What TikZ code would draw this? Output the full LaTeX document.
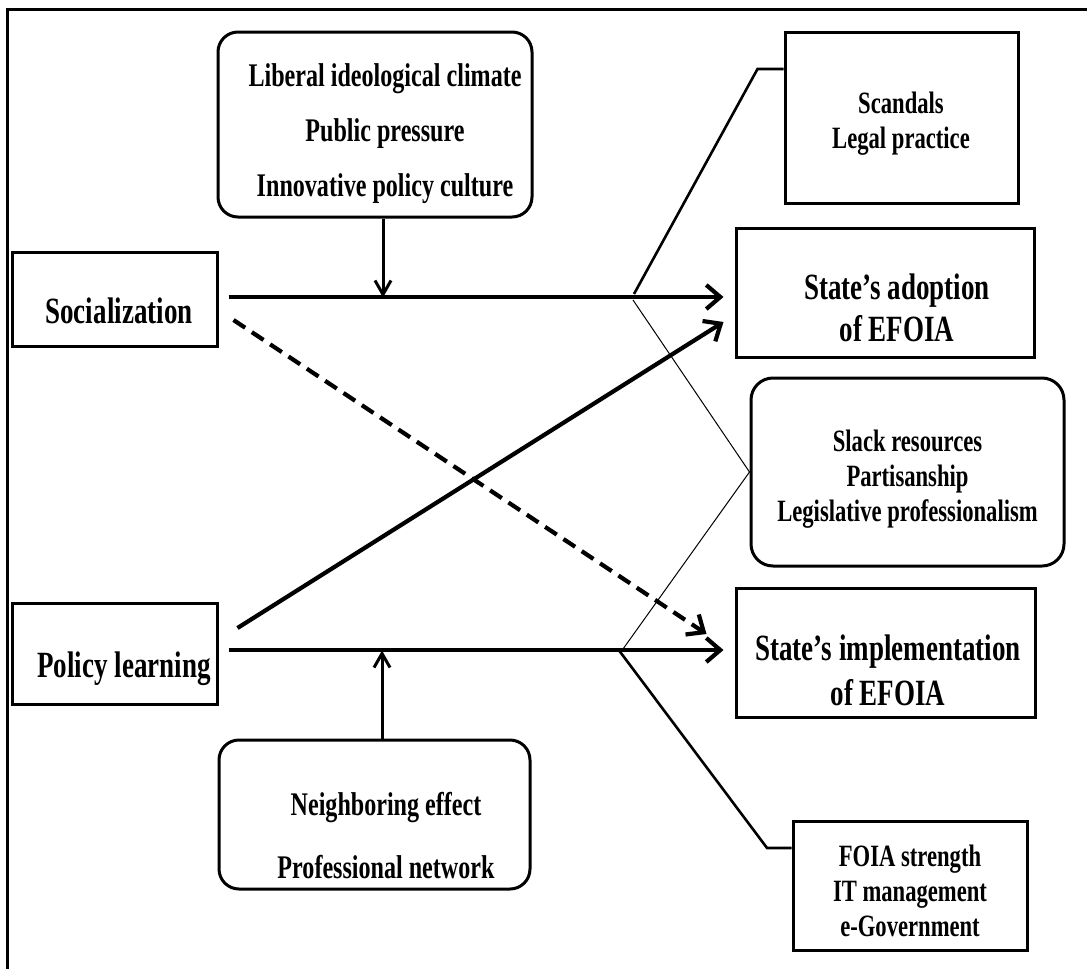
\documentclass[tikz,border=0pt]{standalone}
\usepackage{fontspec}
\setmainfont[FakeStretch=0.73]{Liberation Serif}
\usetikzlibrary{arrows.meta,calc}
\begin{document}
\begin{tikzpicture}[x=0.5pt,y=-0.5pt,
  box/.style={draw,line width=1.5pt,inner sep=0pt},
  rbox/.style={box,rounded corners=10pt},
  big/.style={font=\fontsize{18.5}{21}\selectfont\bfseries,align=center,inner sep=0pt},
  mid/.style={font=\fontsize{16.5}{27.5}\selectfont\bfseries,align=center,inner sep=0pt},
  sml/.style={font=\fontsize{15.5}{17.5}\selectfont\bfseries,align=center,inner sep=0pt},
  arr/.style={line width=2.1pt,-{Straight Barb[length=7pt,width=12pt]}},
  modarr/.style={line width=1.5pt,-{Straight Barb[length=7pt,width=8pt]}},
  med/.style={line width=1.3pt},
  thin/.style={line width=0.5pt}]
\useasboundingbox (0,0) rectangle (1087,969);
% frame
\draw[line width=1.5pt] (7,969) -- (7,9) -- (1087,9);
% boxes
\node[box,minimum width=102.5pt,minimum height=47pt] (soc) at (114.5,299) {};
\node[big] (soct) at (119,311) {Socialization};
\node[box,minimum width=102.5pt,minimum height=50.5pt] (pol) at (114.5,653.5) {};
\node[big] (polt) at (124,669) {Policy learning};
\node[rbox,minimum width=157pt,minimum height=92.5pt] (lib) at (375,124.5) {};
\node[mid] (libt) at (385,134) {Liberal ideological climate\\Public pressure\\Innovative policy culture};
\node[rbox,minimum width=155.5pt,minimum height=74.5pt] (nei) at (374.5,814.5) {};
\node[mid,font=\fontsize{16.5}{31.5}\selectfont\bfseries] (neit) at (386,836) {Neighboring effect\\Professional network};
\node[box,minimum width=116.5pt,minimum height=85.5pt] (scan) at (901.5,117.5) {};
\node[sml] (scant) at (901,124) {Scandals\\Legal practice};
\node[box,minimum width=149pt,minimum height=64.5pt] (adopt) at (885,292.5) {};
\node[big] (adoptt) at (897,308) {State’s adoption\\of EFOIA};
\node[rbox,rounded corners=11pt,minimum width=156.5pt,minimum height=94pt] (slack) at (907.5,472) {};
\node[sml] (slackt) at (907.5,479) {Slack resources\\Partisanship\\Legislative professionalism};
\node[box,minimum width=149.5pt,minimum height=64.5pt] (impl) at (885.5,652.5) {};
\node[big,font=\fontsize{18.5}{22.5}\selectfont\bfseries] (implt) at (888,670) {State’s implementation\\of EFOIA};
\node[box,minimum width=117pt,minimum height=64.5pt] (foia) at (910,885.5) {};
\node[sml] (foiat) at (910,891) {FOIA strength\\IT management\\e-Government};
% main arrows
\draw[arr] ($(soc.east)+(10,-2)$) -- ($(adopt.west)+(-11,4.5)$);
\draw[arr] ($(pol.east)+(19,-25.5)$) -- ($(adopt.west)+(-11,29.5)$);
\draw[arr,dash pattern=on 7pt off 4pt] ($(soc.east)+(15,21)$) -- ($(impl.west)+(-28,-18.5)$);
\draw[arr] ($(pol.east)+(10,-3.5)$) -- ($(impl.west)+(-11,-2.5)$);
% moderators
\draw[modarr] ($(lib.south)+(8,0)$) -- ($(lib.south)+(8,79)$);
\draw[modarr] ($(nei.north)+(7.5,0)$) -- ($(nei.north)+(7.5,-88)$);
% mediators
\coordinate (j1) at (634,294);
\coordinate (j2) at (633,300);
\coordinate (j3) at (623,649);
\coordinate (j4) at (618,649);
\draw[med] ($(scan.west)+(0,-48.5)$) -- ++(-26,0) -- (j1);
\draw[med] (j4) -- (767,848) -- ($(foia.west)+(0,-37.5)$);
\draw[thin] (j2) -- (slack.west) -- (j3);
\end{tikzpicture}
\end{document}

YOUR TASK
Every line of the data above should be quoted exactly. Omit the pictures.

ANSWER IN FULL
What TikZ code would draw this? Output the full LaTeX document.
\documentclass[tikz,border=0pt]{standalone}
\usepackage{fontspec}
\setmainfont[FakeStretch=0.73]{Liberation Serif}
\usetikzlibrary{arrows.meta,calc}
\begin{document}
\begin{tikzpicture}[x=0.5pt,y=-0.5pt,
  box/.style={draw,line width=1.5pt,inner sep=0pt},
  rbox/.style={box,rounded corners=10pt},
  big/.style={font=\fontsize{18.5}{21}\selectfont\bfseries,align=center,inner sep=0pt},
  mid/.style={font=\fontsize{16.5}{27.5}\selectfont\bfseries,align=center,inner sep=0pt},
  sml/.style={font=\fontsize{15.5}{17.5}\selectfont\bfseries,align=center,inner sep=0pt},
  arr/.style={line width=2.1pt,-{Straight Barb[length=7pt,width=12pt]}},
  modarr/.style={line width=1.5pt,-{Straight Barb[length=7pt,width=8pt]}},
  med/.style={line width=1.3pt},
  thin/.style={line width=0.5pt}]
\useasboundingbox (0,0) rectangle (1087,969);
% frame
\draw[line width=1.5pt] (7,969) -- (7,9) -- (1087,9);
% boxes
\node[box,minimum width=102.5pt,minimum height=47pt] (soc) at (114.5,299) {};
\node[big] (soct) at (119,311) {Socialization};
\node[box,minimum width=102.5pt,minimum height=50.5pt] (pol) at (114.5,653.5) {};
\node[big] (polt) at (124,669) {Policy learning};
\node[rbox,minimum width=157pt,minimum height=92.5pt] (lib) at (375,124.5) {};
\node[mid] (libt) at (385,134) {Liberal ideological climate\\Public pressure\\Innovative policy culture};
\node[rbox,minimum width=155.5pt,minimum height=74.5pt] (nei) at (374.5,814.5) {};
\node[mid,font=\fontsize{16.5}{31.5}\selectfont\bfseries] (neit) at (386,836) {Neighboring effect\\Professional network};
\node[box,minimum width=116.5pt,minimum height=85.5pt] (scan) at (901.5,117.5) {};
\node[sml] (scant) at (901,124) {Scandals\\Legal practice};
\node[box,minimum width=149pt,minimum height=64.5pt] (adopt) at (885,292.5) {};
\node[big] (adoptt) at (897,308) {State’s adoption\\of EFOIA};
\node[rbox,rounded corners=11pt,minimum width=156.5pt,minimum height=94pt] (slack) at (907.5,472) {};
\node[sml] (slackt) at (907.5,479) {Slack resources\\Partisanship\\Legislative professionalism};
\node[box,minimum width=149.5pt,minimum height=64.5pt] (impl) at (885.5,652.5) {};
\node[big,font=\fontsize{18.5}{22.5}\selectfont\bfseries] (implt) at (888,670) {State’s implementation\\of EFOIA};
\node[box,minimum width=117pt,minimum height=64.5pt] (foia) at (910,885.5) {};
\node[sml] (foiat) at (910,891) {FOIA strength\\IT management\\e-Government};
% main arrows
\draw[arr] ($(soc.east)+(10,-2)$) -- ($(adopt.west)+(-11,4.5)$);
\draw[arr] ($(pol.east)+(19,-25.5)$) -- ($(adopt.west)+(-11,29.5)$);
\draw[arr,dash pattern=on 7pt off 4pt] ($(soc.east)+(15,21)$) -- ($(impl.west)+(-28,-18.5)$);
\draw[arr] ($(pol.east)+(10,-3.5)$) -- ($(impl.west)+(-11,-2.5)$);
% moderators
\draw[modarr] ($(lib.south)+(8,0)$) -- ($(lib.south)+(8,79)$);
\draw[modarr] ($(nei.north)+(7.5,0)$) -- ($(nei.north)+(7.5,-88)$);
% mediators
\coordinate (j1) at (634,294);
\coordinate (j2) at (633,300);
\coordinate (j3) at (623,649);
\coordinate (j4) at (618,649);
\draw[med] ($(scan.west)+(0,-48.5)$) -- ++(-26,0) -- (j1);
\draw[med] (j4) -- (767,848) -- ($(foia.west)+(0,-37.5)$);
\draw[thin] (j2) -- (slack.west) -- (j3);
\end{tikzpicture}
\end{document}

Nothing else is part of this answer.